On Thursday at lunch, Mark and I went to vote, an activity we’ve done together our entire marriage. In earlier days, we voted on Election Day or Primary Election Day. On the years we were poll workers, we voted absentee. Over the past few years, we’ve shifted to voting early. One constant: we go vote together.
There’s nothing fancy about voting here in Morgan County, Indiana. The voting center is set up in a church fellowship hall. There are several poll workers we see each election. The chat is the same about photo ID, do I still live at the same address, sign here with your finger or a stylus, and then wait over there behind those folding chairs until a machine is free and someone comes to get you. The machines themselves aren't noteworthy — a couple of screens, push buttons, two tiny lightbulbs, a big red button, and tiny little privacy screens, all situated in a purpose-built briefcase attached to telescoping legs. Even the I Voted stickers are unremarkable -- small, simple ovals with an American flag.
The thing is, even though none of the mechanics of voting are remarkable, the whole enterprise of us coming together to cast our votes will ALWAYS be breathtaking to me.
I registered to vote as soon as I was eligible, with the deep understanding that people I knew and loved had fought in World War II to defend democracy. I had a vague understanding that my grandpa was deeply affected by the experience of serving in the Army in the Pacific because he'd hardly talk about it. I'd learned the word "suffrage" in history class and understood that women like me hadn't always had the right to vote. I've always been a government nerd, so I also felt like voting was a way for me to take action on one of the days I was invited to do so. My early experiences of voting were deeply grounded in a sense of obligation to vote as a sign of respect and appreciation for those who sacrificed for all of us to have the right to vote.
Thirty years in, I experience voting not only as a sign of respect and appreciation for the ancestors, but also with the sense of our interconnection and duty to each other. I am connected to each and every other being on this planet. Whether or not I agree with other human beings' policy positions or ever meet them, our destinies are tied together. Same goes with each and every one of my fellow Americans, including those who cast their votes and those who don't, and those who cast their votes for people and policies with which I strongly disagree.

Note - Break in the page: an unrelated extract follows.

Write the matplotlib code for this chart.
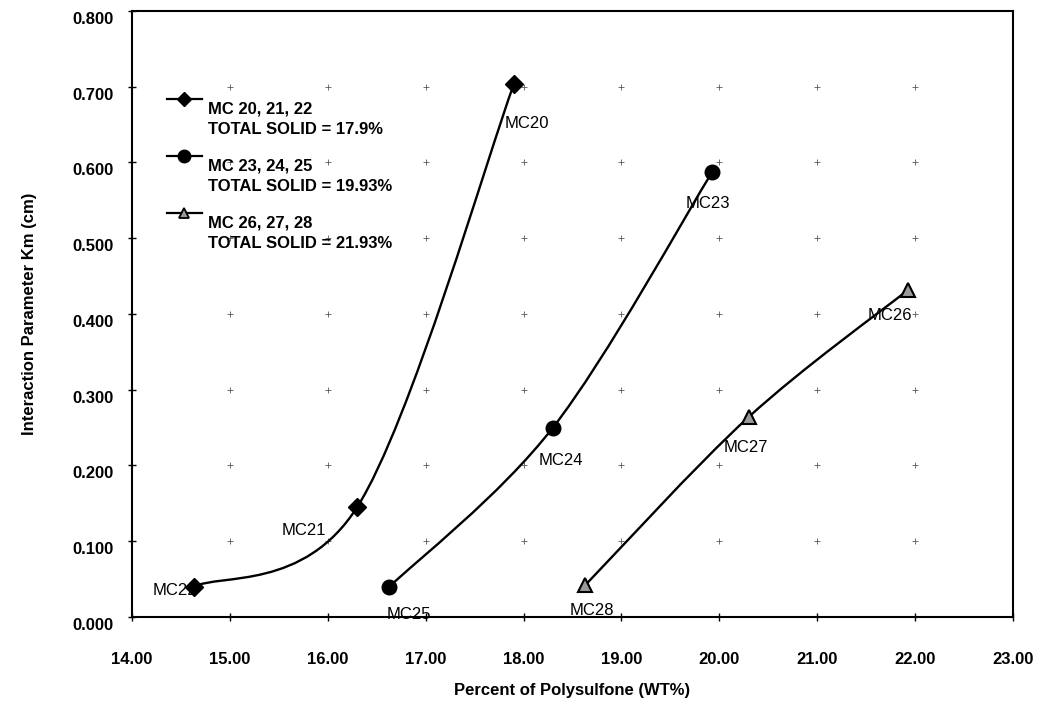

Many people are experiencing unpleasant emotions and are worried about the outcome of this election, including me. My practice is to allow the unpleasant to exist along with the pleasant. If I'm paying attention, I realize each time I cast a vote (or intentionally don't cast a vote) for a person or question, I am expressing my agency in a very tangible way. The act of voting supports the social dimension of my well-being by allowing me to specifically cast votes for the people and policies that I want to guide how we live together in community. Voting supports my spiritual well-being as I take a moment to pause, set an intention that my votes are made with the well-being of all beings in mind and heart, and feel an embodied sense of being one small part of an interconnected world before pressing the red button to record my vote.
As with most things in my life, if I am paying attention enough to notice, the magic actually happens in the most mundane, un-fancy of places, like on a Thursday afternoon in October in a church fellowship hall on Indiana Street in Mooresville.
If you have already voted, thank you for supporting our collective well-being. And if you haven't yet, GO VOTE!
I LOVE this reflection! Spot on! Thank you for sharing this!